--- START Collected data ---
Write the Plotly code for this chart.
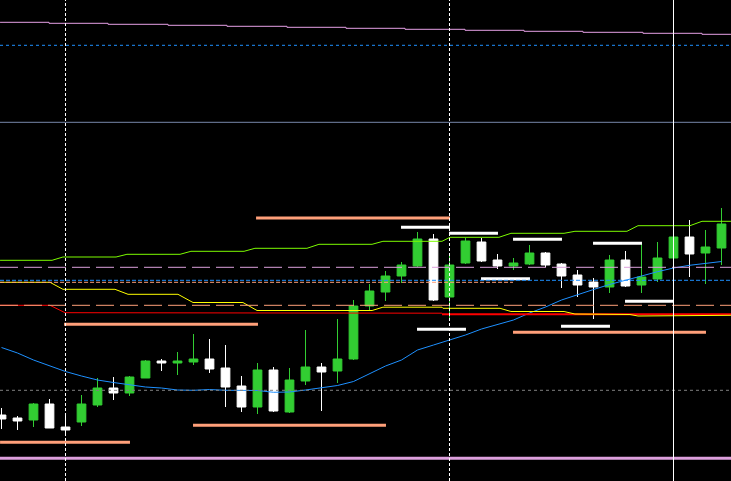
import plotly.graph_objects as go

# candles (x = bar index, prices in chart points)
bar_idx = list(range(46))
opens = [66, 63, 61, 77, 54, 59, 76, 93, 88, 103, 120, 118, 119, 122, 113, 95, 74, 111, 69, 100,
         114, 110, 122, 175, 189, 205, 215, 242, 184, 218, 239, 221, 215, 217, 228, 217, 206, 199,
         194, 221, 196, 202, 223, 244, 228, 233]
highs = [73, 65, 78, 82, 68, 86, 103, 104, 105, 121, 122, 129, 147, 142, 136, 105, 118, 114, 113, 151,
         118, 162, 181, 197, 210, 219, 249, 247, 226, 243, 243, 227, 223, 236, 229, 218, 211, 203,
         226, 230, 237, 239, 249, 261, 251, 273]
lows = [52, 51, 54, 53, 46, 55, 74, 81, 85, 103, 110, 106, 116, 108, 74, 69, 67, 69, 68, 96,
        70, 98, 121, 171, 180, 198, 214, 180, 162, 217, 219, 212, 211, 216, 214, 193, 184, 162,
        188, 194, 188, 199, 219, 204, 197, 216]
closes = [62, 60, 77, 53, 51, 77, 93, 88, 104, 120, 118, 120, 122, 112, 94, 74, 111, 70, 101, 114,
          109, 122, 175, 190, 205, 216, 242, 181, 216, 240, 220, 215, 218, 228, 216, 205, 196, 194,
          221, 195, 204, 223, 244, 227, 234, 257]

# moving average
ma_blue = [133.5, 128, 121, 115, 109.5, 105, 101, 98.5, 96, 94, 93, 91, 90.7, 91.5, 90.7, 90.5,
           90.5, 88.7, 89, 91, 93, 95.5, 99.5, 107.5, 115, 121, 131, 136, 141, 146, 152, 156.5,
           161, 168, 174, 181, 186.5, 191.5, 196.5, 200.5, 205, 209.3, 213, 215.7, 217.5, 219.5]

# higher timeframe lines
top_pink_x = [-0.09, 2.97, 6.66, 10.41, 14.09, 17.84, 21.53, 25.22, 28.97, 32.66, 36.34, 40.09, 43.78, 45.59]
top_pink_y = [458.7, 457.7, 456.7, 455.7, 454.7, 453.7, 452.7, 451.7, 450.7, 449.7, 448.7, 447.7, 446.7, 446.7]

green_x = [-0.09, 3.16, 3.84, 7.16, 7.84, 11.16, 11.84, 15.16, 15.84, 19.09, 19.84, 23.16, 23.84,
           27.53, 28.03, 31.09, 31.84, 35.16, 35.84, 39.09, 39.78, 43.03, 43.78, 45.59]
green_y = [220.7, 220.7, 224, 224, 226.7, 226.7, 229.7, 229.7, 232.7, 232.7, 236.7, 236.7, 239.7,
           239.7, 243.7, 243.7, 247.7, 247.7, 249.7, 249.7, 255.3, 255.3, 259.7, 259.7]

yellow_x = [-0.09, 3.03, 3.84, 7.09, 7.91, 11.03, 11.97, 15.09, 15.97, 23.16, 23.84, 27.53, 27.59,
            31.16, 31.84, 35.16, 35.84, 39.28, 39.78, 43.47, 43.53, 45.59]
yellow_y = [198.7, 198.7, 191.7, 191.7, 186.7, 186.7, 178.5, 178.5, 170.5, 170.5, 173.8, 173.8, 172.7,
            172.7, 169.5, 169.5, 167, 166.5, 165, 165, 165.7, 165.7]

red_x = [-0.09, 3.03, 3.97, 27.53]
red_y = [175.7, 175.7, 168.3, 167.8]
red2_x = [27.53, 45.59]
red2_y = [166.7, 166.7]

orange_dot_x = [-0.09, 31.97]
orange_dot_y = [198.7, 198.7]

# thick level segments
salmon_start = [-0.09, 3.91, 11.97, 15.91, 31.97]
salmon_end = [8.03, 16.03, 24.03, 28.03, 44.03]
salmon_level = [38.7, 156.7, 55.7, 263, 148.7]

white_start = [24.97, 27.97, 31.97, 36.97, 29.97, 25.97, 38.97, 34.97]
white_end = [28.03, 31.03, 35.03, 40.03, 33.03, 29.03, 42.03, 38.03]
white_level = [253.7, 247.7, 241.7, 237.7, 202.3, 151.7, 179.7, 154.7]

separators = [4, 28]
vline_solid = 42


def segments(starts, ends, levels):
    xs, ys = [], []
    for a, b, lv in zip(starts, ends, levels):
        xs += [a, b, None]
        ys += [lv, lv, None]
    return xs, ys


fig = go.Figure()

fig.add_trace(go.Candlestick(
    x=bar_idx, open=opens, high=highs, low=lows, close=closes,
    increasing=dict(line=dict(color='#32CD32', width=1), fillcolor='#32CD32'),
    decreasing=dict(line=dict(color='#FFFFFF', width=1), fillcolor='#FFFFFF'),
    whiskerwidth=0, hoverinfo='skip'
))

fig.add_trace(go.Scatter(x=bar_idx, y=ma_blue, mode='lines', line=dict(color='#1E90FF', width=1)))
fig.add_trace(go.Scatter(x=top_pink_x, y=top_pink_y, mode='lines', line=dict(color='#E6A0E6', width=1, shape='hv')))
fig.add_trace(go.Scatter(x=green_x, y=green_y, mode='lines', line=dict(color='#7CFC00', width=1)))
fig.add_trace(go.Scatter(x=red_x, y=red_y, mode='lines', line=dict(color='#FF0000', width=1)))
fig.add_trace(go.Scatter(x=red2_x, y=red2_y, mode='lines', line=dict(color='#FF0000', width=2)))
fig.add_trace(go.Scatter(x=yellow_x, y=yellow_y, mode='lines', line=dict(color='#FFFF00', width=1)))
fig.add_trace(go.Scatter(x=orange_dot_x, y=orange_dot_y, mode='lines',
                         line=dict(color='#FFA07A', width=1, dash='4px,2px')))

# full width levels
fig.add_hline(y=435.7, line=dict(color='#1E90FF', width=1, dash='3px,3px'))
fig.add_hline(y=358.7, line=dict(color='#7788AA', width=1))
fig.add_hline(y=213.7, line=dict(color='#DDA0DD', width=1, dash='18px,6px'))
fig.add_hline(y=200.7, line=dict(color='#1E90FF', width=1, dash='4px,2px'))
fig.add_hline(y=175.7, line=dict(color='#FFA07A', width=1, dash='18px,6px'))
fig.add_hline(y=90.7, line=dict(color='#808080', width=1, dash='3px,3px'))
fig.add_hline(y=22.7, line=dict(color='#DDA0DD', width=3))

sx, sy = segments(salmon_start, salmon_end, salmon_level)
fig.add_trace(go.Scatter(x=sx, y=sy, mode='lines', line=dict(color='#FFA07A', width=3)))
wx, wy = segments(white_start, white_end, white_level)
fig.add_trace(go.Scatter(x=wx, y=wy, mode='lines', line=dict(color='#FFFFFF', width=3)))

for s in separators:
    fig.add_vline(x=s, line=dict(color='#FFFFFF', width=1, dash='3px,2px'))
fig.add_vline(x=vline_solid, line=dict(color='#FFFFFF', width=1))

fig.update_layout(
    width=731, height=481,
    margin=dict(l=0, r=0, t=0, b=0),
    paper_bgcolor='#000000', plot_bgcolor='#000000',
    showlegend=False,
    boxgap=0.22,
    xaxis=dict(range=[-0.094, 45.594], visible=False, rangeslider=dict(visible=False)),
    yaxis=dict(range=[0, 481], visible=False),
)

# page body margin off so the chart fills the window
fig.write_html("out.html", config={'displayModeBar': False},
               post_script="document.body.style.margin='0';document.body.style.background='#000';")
--- END Collected data ---
> **Task brief**:
Write out the whole listing again, exactly, with no pictures.

> **Finished answer**:
Write the Plotly code for this chart.
import plotly.graph_objects as go

# candles (x = bar index, prices in chart points)
bar_idx = list(range(46))
opens = [66, 63, 61, 77, 54, 59, 76, 93, 88, 103, 120, 118, 119, 122, 113, 95, 74, 111, 69, 100,
         114, 110, 122, 175, 189, 205, 215, 242, 184, 218, 239, 221, 215, 217, 228, 217, 206, 199,
         194, 221, 196, 202, 223, 244, 228, 233]
highs = [73, 65, 78, 82, 68, 86, 103, 104, 105, 121, 122, 129, 147, 142, 136, 105, 118, 114, 113, 151,
         118, 162, 181, 197, 210, 219, 249, 247, 226, 243, 243, 227, 223, 236, 229, 218, 211, 203,
         226, 230, 237, 239, 249, 261, 251, 273]
lows = [52, 51, 54, 53, 46, 55, 74, 81, 85, 103, 110, 106, 116, 108, 74, 69, 67, 69, 68, 96,
        70, 98, 121, 171, 180, 198, 214, 180, 162, 217, 219, 212, 211, 216, 214, 193, 184, 162,
        188, 194, 188, 199, 219, 204, 197, 216]
closes = [62, 60, 77, 53, 51, 77, 93, 88, 104, 120, 118, 120, 122, 112, 94, 74, 111, 70, 101, 114,
          109, 122, 175, 190, 205, 216, 242, 181, 216, 240, 220, 215, 218, 228, 216, 205, 196, 194,
          221, 195, 204, 223, 244, 227, 234, 257]

# moving average
ma_blue = [133.5, 128, 121, 115, 109.5, 105, 101, 98.5, 96, 94, 93, 91, 90.7, 91.5, 90.7, 90.5,
           90.5, 88.7, 89, 91, 93, 95.5, 99.5, 107.5, 115, 121, 131, 136, 141, 146, 152, 156.5,
           161, 168, 174, 181, 186.5, 191.5, 196.5, 200.5, 205, 209.3, 213, 215.7, 217.5, 219.5]

# higher timeframe lines
top_pink_x = [-0.09, 2.97, 6.66, 10.41, 14.09, 17.84, 21.53, 25.22, 28.97, 32.66, 36.34, 40.09, 43.78, 45.59]
top_pink_y = [458.7, 457.7, 456.7, 455.7, 454.7, 453.7, 452.7, 451.7, 450.7, 449.7, 448.7, 447.7, 446.7, 446.7]

green_x = [-0.09, 3.16, 3.84, 7.16, 7.84, 11.16, 11.84, 15.16, 15.84, 19.09, 19.84, 23.16, 23.84,
           27.53, 28.03, 31.09, 31.84, 35.16, 35.84, 39.09, 39.78, 43.03, 43.78, 45.59]
green_y = [220.7, 220.7, 224, 224, 226.7, 226.7, 229.7, 229.7, 232.7, 232.7, 236.7, 236.7, 239.7,
           239.7, 243.7, 243.7, 247.7, 247.7, 249.7, 249.7, 255.3, 255.3, 259.7, 259.7]

yellow_x = [-0.09, 3.03, 3.84, 7.09, 7.91, 11.03, 11.97, 15.09, 15.97, 23.16, 23.84, 27.53, 27.59,
            31.16, 31.84, 35.16, 35.84, 39.28, 39.78, 43.47, 43.53, 45.59]
yellow_y = [198.7, 198.7, 191.7, 191.7, 186.7, 186.7, 178.5, 178.5, 170.5, 170.5, 173.8, 173.8, 172.7,
            172.7, 169.5, 169.5, 167, 166.5, 165, 165, 165.7, 165.7]

red_x = [-0.09, 3.03, 3.97, 27.53]
red_y = [175.7, 175.7, 168.3, 167.8]
red2_x = [27.53, 45.59]
red2_y = [166.7, 166.7]

orange_dot_x = [-0.09, 31.97]
orange_dot_y = [198.7, 198.7]

# thick level segments
salmon_start = [-0.09, 3.91, 11.97, 15.91, 31.97]
salmon_end = [8.03, 16.03, 24.03, 28.03, 44.03]
salmon_level = [38.7, 156.7, 55.7, 263, 148.7]

white_start = [24.97, 27.97, 31.97, 36.97, 29.97, 25.97, 38.97, 34.97]
white_end = [28.03, 31.03, 35.03, 40.03, 33.03, 29.03, 42.03, 38.03]
white_level = [253.7, 247.7, 241.7, 237.7, 202.3, 151.7, 179.7, 154.7]

separators = [4, 28]
vline_solid = 42


def segments(starts, ends, levels):
    xs, ys = [], []
    for a, b, lv in zip(starts, ends, levels):
        xs += [a, b, None]
        ys += [lv, lv, None]
    return xs, ys


fig = go.Figure()

fig.add_trace(go.Candlestick(
    x=bar_idx, open=opens, high=highs, low=lows, close=closes,
    increasing=dict(line=dict(color='#32CD32', width=1), fillcolor='#32CD32'),
    decreasing=dict(line=dict(color='#FFFFFF', width=1), fillcolor='#FFFFFF'),
    whiskerwidth=0, hoverinfo='skip'
))

fig.add_trace(go.Scatter(x=bar_idx, y=ma_blue, mode='lines', line=dict(color='#1E90FF', width=1)))
fig.add_trace(go.Scatter(x=top_pink_x, y=top_pink_y, mode='lines', line=dict(color='#E6A0E6', width=1, shape='hv')))
fig.add_trace(go.Scatter(x=green_x, y=green_y, mode='lines', line=dict(color='#7CFC00', width=1)))
fig.add_trace(go.Scatter(x=red_x, y=red_y, mode='lines', line=dict(color='#FF0000', width=1)))
fig.add_trace(go.Scatter(x=red2_x, y=red2_y, mode='lines', line=dict(color='#FF0000', width=2)))
fig.add_trace(go.Scatter(x=yellow_x, y=yellow_y, mode='lines', line=dict(color='#FFFF00', width=1)))
fig.add_trace(go.Scatter(x=orange_dot_x, y=orange_dot_y, mode='lines',
                         line=dict(color='#FFA07A', width=1, dash='4px,2px')))

# full width levels
fig.add_hline(y=435.7, line=dict(color='#1E90FF', width=1, dash='3px,3px'))
fig.add_hline(y=358.7, line=dict(color='#7788AA', width=1))
fig.add_hline(y=213.7, line=dict(color='#DDA0DD', width=1, dash='18px,6px'))
fig.add_hline(y=200.7, line=dict(color='#1E90FF', width=1, dash='4px,2px'))
fig.add_hline(y=175.7, line=dict(color='#FFA07A', width=1, dash='18px,6px'))
fig.add_hline(y=90.7, line=dict(color='#808080', width=1, dash='3px,3px'))
fig.add_hline(y=22.7, line=dict(color='#DDA0DD', width=3))

sx, sy = segments(salmon_start, salmon_end, salmon_level)
fig.add_trace(go.Scatter(x=sx, y=sy, mode='lines', line=dict(color='#FFA07A', width=3)))
wx, wy = segments(white_start, white_end, white_level)
fig.add_trace(go.Scatter(x=wx, y=wy, mode='lines', line=dict(color='#FFFFFF', width=3)))

for s in separators:
    fig.add_vline(x=s, line=dict(color='#FFFFFF', width=1, dash='3px,2px'))
fig.add_vline(x=vline_solid, line=dict(color='#FFFFFF', width=1))

fig.update_layout(
    width=731, height=481,
    margin=dict(l=0, r=0, t=0, b=0),
    paper_bgcolor='#000000', plot_bgcolor='#000000',
    showlegend=False,
    boxgap=0.22,
    xaxis=dict(range=[-0.094, 45.594], visible=False, rangeslider=dict(visible=False)),
    yaxis=dict(range=[0, 481], visible=False),
)

# page body margin off so the chart fills the window
fig.write_html("out.html", config={'displayModeBar': False},
               post_script="document.body.style.margin='0';document.body.style.background='#000';")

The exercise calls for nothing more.